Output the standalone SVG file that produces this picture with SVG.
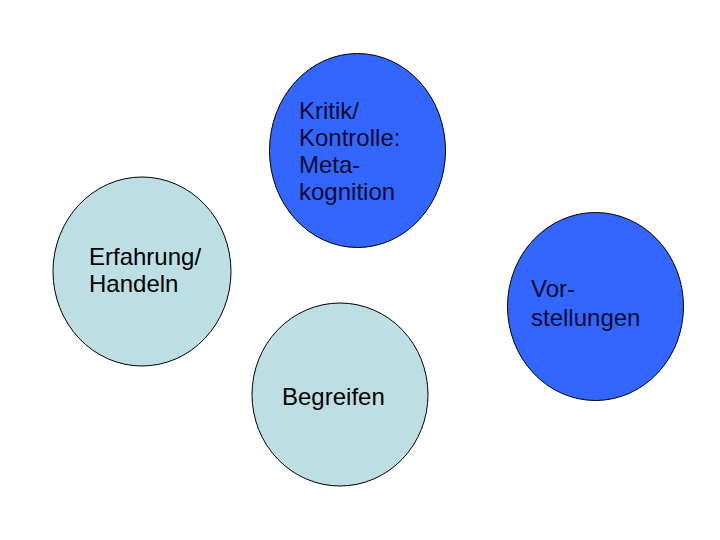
<svg xmlns="http://www.w3.org/2000/svg" width="720" height="540" viewBox="0 0 720 540">
<style>
.dark{fill:#3366ff;stroke:#000;stroke-width:1}
.light{fill:#bddfe3;stroke:#000;stroke-width:1}
text{font-family:"Liberation Sans",Arial,sans-serif;font-size:24px}
.td{fill:#0a0a30}
.tl{fill:#000}
</style>
<rect width="720" height="540" fill="#fff"/>
<g id="connectors"></g>
<g id="metakognition">
<ellipse class="dark" cx="357.5" cy="150.5" rx="88" ry="97"/>
<text class="td" x="299"><tspan x="299" y="119">Kritik/</tspan><tspan x="299" y="146">Kontrolle:</tspan><tspan x="299" y="173">Meta-</tspan><tspan x="299" y="200">kognition</tspan></text>
</g>
<g id="erfahrung">
<ellipse class="light" cx="142" cy="271.5" rx="89" ry="94.5"/>
<text class="tl"><tspan x="89" y="265">Erfahrung/</tspan><tspan x="89" y="292">Handeln</tspan></text>
</g>
<g id="vorstellungen">
<ellipse class="dark" cx="595.5" cy="306.5" rx="88" ry="94"/>
<text class="td"><tspan x="531" y="297">Vor-</tspan><tspan x="531" y="326">stellungen</tspan></text>
</g>
<g id="begreifen">
<ellipse class="light" cx="340" cy="394.5" rx="88" ry="91.5"/>
<text class="tl" x="282" y="405">Begreifen</text>
</g>
</svg>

Prompt: Reproduce the full listing above verbatim, with no pictures included.

Exercise response:
Output the standalone SVG file that produces this picture with SVG.
<svg xmlns="http://www.w3.org/2000/svg" width="720" height="540" viewBox="0 0 720 540">
<style>
.dark{fill:#3366ff;stroke:#000;stroke-width:1}
.light{fill:#bddfe3;stroke:#000;stroke-width:1}
text{font-family:"Liberation Sans",Arial,sans-serif;font-size:24px}
.td{fill:#0a0a30}
.tl{fill:#000}
</style>
<rect width="720" height="540" fill="#fff"/>
<g id="connectors"></g>
<g id="metakognition">
<ellipse class="dark" cx="357.5" cy="150.5" rx="88" ry="97"/>
<text class="td" x="299"><tspan x="299" y="119">Kritik/</tspan><tspan x="299" y="146">Kontrolle:</tspan><tspan x="299" y="173">Meta-</tspan><tspan x="299" y="200">kognition</tspan></text>
</g>
<g id="erfahrung">
<ellipse class="light" cx="142" cy="271.5" rx="89" ry="94.5"/>
<text class="tl"><tspan x="89" y="265">Erfahrung/</tspan><tspan x="89" y="292">Handeln</tspan></text>
</g>
<g id="vorstellungen">
<ellipse class="dark" cx="595.5" cy="306.5" rx="88" ry="94"/>
<text class="td"><tspan x="531" y="297">Vor-</tspan><tspan x="531" y="326">stellungen</tspan></text>
</g>
<g id="begreifen">
<ellipse class="light" cx="340" cy="394.5" rx="88" ry="91.5"/>
<text class="tl" x="282" y="405">Begreifen</text>
</g>
</svg>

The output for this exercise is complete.